The exhibition “Movimentos Bruxos” (Bewitched Movements) is a set design, created in an artificially reconstructed space, in which elements of our worldly experiences are brought together. What is observed are unlikely associations of objects that generate ideas, and new configurations of images are also organised that, due to their vulgarity, should not surprise us, just as when we look around us from inside a car in the middle of the highway, we are not surprised to contemplate a series of lifeless artefacts. The exhibition transforms the space into a symbolic field of variable dimensions, whose shapes trigger sensory ramblings into hitherto unexplored pictographic images. The things we observe may be spectra of multiple images, which have been redefined and appropriated in the meantime, used as a denial. In this presentation there is a kind of obscure manifestation, as part of a known totality, that resembles an enormous falsification.


This exhibition does not intend to show anything of relevance - such as people's suffering or their despair and unhappiness, nor does it present a vision of the impossible. It has very simple and unpretentious goals. It does not intend to adorn the world with moralistic buzzwords, so that it can be framed within allegedly simplified ethical binary spectrum of comic strips, superheroes, crime novels, television culture or the digital universe. It simply aims to draw attention to a daily “reality” in which good intentions and authenticity may become opportunistically marketable. In this sense, it can be said that “Movimentos Bruxos” (Bewitched Movements) stages anti representations, as if each image were a collective and insensitive daydream, launched by a giant wave of counterfeiting, a place where the vulgarity of the images can corrupt viewers’ attention, arising from this mismatch of simplified languages ??between objects and stories. In this process, everything acquires the physiognomy of a poem. It isn’t because of the excess of nonsense that people's attention is diverted, but rather because of the vulgarity of useless things. Here, as in the daydream of the lonely driver in the middle of the motorway, things move by themselves in each person’s gaze.

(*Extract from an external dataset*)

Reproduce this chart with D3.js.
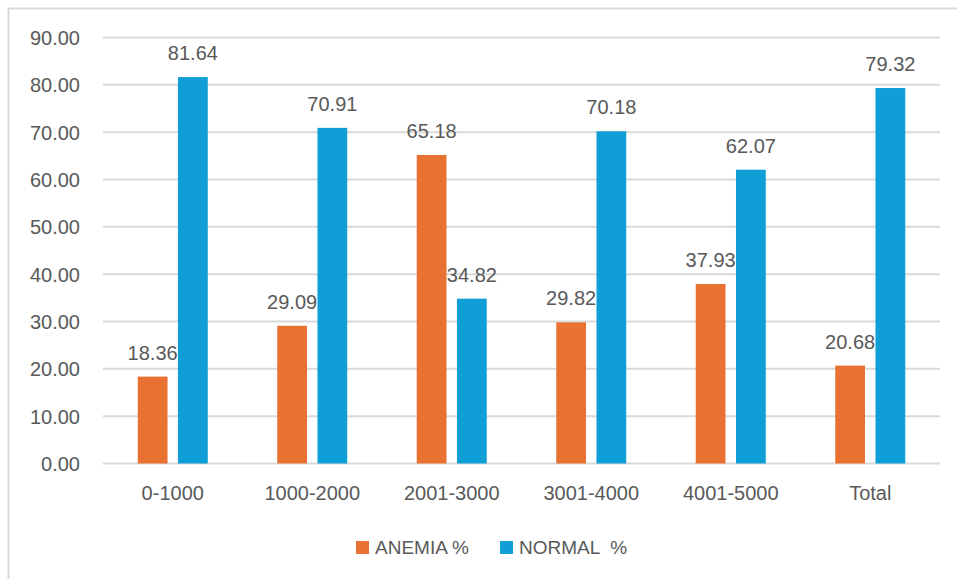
<!DOCTYPE html>
<html><head><meta charset="utf-8">
<script src="https://cdn.jsdelivr.net/npm/d3@7"></script>
<style>body{margin:0;background:#fff}svg{display:block}text{font-family:"Liberation Sans",Arial,sans-serif;fill:#595959}</style>
</head><body>
<svg id="c" width="957" height="579"></svg>
<script>
const categories = ["0-1000","1000-2000","2001-3000","3001-4000","4001-5000","Total"];
const anemia = [18.36,29.09,65.18,29.82,37.93,20.68];
const normal = [81.64,70.91,34.82,70.18,62.07,79.32];
const seriesNames = ["ANEMIA %","NORMAL  %"];
const yTicks = [0,10,20,30,40,50,60,70,80,90];
const colors = ["#E97132","#0F9ED5"];

const svg = d3.select("#c");
const m = {left:103, right:940, top:37.5, bottom:463.5};
svg.append("rect").attr("x",8.5).attr("y",8.5).attr("width",1000).attr("height",1000)
  .attr("fill","none").attr("stroke","#D9D9D9").attr("stroke-width",2);

const x = d3.scaleBand().domain(categories).range([m.left,m.right]);
const x1 = d3.scaleBand().domain([0,1]).range([x.bandwidth()/2-35, x.bandwidth()/2+35]).paddingInner(0.26);
const y = d3.scaleLinear().domain([0,90]).range([m.bottom,m.top]);

const g = svg.append("g");
g.selectAll("line.grid").data(yTicks).join("line")
  .attr("x1",m.left).attr("x2",m.right)
  .attr("y1",d=>y(d)).attr("y2",d=>y(d))
  .attr("stroke","#D9D9D9").attr("stroke-width",2);

const yAxis = d3.axisLeft(y).tickValues(yTicks).tickFormat(d3.format(".2f")).tickSize(0).tickPadding(23);
const ya = svg.append("g").attr("transform",`translate(${m.left},0)`).call(yAxis);
ya.select(".domain").remove();
ya.selectAll("text").style("font-size","20px").attr("fill","#595959").attr("dy","0.35em");

const xAxis = d3.axisBottom(x).tickSize(0).tickPadding(22);
const xa = svg.append("g").attr("transform",`translate(0,${m.bottom})`).call(xAxis);
xa.select(".domain").remove();
xa.selectAll("text").style("font-size","20px").attr("fill","#595959");

const data = categories.map((c,i)=>({c, v:[anemia[i], normal[i]]}));
const grp = svg.append("g").selectAll("g").data(data).join("g")
  .attr("transform",d=>`translate(${x(d.c)},0)`);
grp.selectAll("rect").data(d=>d.v.map((v,k)=>({v,k}))).join("rect")
  .attr("x",d=>x1(d.k)).attr("width",x1.bandwidth())
  .attr("y",d=>y(d.v)).attr("height",d=>y(0)-y(d.v))
  .attr("fill",d=>colors[d.k]);
grp.selectAll("text.lab").data(d=>d.v.map((v,k)=>({v,k}))).join("text")
  .attr("class","lab")
  .attr("x",d=>x1(d.k)+x1.bandwidth()/2).attr("y",d=>y(d.v)-17)
  .attr("text-anchor","middle").style("font-size","20px")
  .text(d=>d.v.toFixed(2));

const leg = svg.append("g");
const legX = [356, 500];
seriesNames.forEach((n,i)=>{
  leg.append("rect").attr("x",legX[i]).attr("y",541).attr("width",13).attr("height",13).attr("fill",colors[i]);
  leg.append("text").attr("x",legX[i]+19).attr("y",554).style("font-size","19px").style("white-space","pre").attr("xml:space","preserve").text(n);
});
</script>
</body></html>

Whereas the individual inside the car may contemplate the banality of a reality softened by mathematical calculations and topographic planning, the opposite occurs in Movimentos Bruxos (Bewitched Movements). We become our own vehicle, travelling between countless objects that circulate around us and try to capture our attention. We see our image unfolded in a mirror. But in the specific case of this exhibition space, the reproduced visual field does not reveal any truth. Our gaze is confused with tangible and material things and, as occurs inside the moving vehicle, each person harbours a strange feeling of isolation, a peaceful and distant state of mind, far from everything and everyone. The observer appears to be inside a film that continues for many years, designed to disturb and provoke us. Through the strength of the enactments, we are in a unique, individual and sensorial world, scaled exclusively by each subject, where an infinite consciousness is organised according to an almost magical inner disposition, in which the real and unreal world temporarily share the same, identical moment, separated by a psychic torpor in which art is the mirage.